L'ennui pour le designer-graphiste-polygraphe-peuimporte n'est pas tant que ses propositions soient conformes à ce que le client en attend, mais bien d'en expliquer le sens.
Pourquoi cette forme?
Pourquoi cette couleur?
Pourquoi cette typographie?
C'est quoi, une typographie?
Afin de me rendre la tâche plus agréable, je vais laisser libre cours à mon imagination et subjectivement exposer la raison pour laquelle le logo du IHC Aire-la-Ville est ce qu'il est aujourd'hui. J'espère le lecteur assez malin et dérangé pour en tirer satisfaction. Avertissement: rangez votre bon sens, le texte suivant en contient bien moins qu'un minimum.
J'avais sorti pour l'occasion une époustouflante paire de Nike grises et vertes. Une de celles qui furent à la mode, puis démodées. Puis à la mode. À la mienne, de toute évidence. L'air était glacial et les brins d'herbes du modeste terrain de football, blanchis par le givre, craquaient sous ces stars des nineties, années des Rasta Rockets, de Pingu, du Prince de Bel-Air et des nombrils à l'air. Je n'étais qu'à un grillage de la piste, celle où se produisent les virtuoses sur lignes. Quatre roues qui s'échauffent au contact de l'asphalte. Tant d'échos retentissaient dans le creux des oreilles que j'ai bien failli ne pas l'entendre, lui. Il s'en est fallu de peu pour que je manque l'une de ces rencontres qui n'arrivent qu'une fois dans une vie. Ou dans sept vies, tout est question de convictions.
CN:" -… beaucoup de bruit, non?
SD: - Pardon?
CN: - J'imagine que c'est le tout qui fait autant de bruit, you know. Les patins, les cannes et la masse des joueurs fracassée contre les parois.
SD: - Mmh.
CN: - Après, ça n'est de loin pas aussi bruyant que de se balader sur la blanche carcasse d'un avion en plein vol. (Note de l'auteur: là j'avoue, j'invente. Son anglicisme maternel ne lui permettait en aucun cas d'utiliser ce genre de vocabulaire avancé. Oui, malgré sa toute-puissance.) Qu'est-ce que vous écrivez, dans votre carnet bleu?
SD: - Je note quelques mots-clés sur l'atmosphère, l'ambiance; et je fais des croquis. On m'a proposé de faire le nouveau logo du IHC.
CN: - Intéressant. Je verrais bien une asperge comme emblème.
SD: - Ah."
C'est ainsi que s'acheva ma rencontre avec Carlos Ray Norris, dit Chuck Norris. Il me servit une excuse étrange mettant en scène une montagne japonaise qu'il devait déplacer afin de permettre aux vents du Nord de faciliter la liaison aérienne Tokyo-Abu Dhabi. Ou quelque chose dans le genre. Cet échange laissait à penser que Chuck faisait piètre designer-graphiste-polygraphe-peuimporte. Que nenni..

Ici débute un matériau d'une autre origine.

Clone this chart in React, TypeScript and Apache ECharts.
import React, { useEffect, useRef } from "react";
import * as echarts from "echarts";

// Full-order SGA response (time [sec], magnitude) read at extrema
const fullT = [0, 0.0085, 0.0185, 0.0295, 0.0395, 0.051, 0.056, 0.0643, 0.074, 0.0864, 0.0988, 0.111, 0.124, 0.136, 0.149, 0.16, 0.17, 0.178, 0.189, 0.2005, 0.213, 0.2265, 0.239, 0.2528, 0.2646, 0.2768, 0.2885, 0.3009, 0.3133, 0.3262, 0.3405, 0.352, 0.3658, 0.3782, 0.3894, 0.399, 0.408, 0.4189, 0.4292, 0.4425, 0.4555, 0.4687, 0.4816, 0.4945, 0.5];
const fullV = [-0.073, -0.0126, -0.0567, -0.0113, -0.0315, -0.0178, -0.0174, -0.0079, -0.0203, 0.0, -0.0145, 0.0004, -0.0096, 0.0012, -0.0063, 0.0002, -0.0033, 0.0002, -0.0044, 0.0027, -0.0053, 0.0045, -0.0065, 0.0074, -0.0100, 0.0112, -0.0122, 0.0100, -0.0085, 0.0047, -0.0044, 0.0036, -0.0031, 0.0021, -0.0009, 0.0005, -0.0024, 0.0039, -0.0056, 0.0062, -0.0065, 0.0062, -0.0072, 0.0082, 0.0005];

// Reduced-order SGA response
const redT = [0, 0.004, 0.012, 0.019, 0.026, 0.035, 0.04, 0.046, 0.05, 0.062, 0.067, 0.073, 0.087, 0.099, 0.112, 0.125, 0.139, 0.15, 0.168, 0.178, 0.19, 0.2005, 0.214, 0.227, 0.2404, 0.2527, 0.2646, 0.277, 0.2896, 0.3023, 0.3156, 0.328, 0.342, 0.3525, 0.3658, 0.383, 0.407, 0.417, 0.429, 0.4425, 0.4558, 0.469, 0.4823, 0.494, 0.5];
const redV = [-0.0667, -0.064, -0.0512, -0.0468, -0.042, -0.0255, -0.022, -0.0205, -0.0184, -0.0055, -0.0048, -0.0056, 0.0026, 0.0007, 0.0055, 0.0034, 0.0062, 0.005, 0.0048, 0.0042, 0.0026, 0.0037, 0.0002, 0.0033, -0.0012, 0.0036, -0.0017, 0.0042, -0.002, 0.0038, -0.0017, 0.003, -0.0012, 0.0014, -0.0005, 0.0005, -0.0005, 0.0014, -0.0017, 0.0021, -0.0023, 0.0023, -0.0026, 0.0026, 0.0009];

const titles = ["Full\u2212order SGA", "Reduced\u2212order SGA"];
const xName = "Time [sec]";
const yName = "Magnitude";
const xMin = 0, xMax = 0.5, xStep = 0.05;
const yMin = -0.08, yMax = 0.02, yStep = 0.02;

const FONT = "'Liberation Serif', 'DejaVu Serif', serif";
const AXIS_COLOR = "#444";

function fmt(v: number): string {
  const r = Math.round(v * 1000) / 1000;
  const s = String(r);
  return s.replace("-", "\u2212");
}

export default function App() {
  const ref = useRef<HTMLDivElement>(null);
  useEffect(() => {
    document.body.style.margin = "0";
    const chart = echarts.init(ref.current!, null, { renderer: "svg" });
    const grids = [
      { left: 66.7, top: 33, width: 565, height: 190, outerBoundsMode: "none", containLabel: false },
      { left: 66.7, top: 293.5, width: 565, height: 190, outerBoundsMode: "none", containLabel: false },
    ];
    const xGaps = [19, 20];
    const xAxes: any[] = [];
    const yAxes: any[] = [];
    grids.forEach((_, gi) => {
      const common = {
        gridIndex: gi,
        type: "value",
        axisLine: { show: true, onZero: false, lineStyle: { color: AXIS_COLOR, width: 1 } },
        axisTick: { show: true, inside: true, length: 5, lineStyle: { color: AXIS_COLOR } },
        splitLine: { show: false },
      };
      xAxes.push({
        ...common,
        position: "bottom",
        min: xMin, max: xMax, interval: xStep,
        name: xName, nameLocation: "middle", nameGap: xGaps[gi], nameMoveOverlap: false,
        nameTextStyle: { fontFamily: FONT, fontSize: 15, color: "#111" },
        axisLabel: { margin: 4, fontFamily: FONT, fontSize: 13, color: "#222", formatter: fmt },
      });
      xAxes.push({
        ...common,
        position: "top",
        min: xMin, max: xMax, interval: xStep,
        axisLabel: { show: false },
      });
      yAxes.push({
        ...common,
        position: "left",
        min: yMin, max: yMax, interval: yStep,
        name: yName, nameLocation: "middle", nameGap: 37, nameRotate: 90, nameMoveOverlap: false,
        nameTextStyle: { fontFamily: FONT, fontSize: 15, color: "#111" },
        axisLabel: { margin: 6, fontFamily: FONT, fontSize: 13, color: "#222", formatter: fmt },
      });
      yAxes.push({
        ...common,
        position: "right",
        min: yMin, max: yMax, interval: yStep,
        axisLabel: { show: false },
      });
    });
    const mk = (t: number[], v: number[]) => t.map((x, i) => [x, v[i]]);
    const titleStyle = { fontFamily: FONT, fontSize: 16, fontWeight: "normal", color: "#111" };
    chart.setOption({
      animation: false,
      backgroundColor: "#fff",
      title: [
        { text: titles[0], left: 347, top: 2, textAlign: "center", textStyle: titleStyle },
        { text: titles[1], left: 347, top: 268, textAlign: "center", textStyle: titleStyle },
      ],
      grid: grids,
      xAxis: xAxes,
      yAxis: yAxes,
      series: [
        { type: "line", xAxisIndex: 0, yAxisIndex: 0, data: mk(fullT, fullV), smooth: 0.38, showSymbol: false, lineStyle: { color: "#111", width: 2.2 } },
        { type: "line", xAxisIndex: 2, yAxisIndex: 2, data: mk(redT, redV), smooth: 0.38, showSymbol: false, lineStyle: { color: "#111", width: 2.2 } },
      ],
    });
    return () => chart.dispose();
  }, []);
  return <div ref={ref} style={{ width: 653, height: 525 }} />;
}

Ce n'est que quelques heures plus tard que je m'aperçu de la présence de cette lettre dans le fond de ma poche. Il avait choisi un papier un peu jauni qui, traversé par la lumière, laissait deviner une image en filigrane à son effigie. Voici ses mots.
"Chers joueurs, chers fans, chers fidèles,
Je suis venu, j'ai vu, et je suis reparti, le coeur content.
Vous êtes plus nombreux que la famille Camden, plus beaux que les frères Hanson, plus volontaires que la Team Gandalf, plus doués que les Spice Girls, plus vifs que les Tortues Ninja et plus musclés que dix Schwarzy réunis. Vous êtes une famille dont je décide maintenant de faire partie."
Non, Chuck Norris ne signe pas ses courriers. On sait naturellement que ça vient de lui. Par ailleurs, de l'autre côté de la lettre, il avait ajouté une note sur le nouveau terrain: "Chuck Norris Approved." Il avait également réservé un paragraphe à l'élaboration du logo.
"J'ai repensé à votre histoire de gribouillage. Je vous suggère d'inclure les initiales ALV (comme Aire-la-Ville, vous aviez compris?) dans un double cercle, ça fait très club sportif. Ajoutez les couleurs et un élément du blason aérien; la fleur de lys, par exemple. Si une canne de hockey pouvait se deviner quelque part, je pense que ça ferait son petit effet. (Note de l'auteur: j'invente encore avec "son petit effet".) Et puis oubliez vos asperges; ça sent mauvais."
De toutes mes rencontres, celle-ci fut bien la plus absurde et enrichissante. Je vois aujourd'hui cette équipe autrement.
Elle était pour moi un amas réjouissant de testostérone bienheureuse.
Elle est maintenant une galaxie infinie à la croisée des regards où l'être humain est frère et ses pieds roulettes.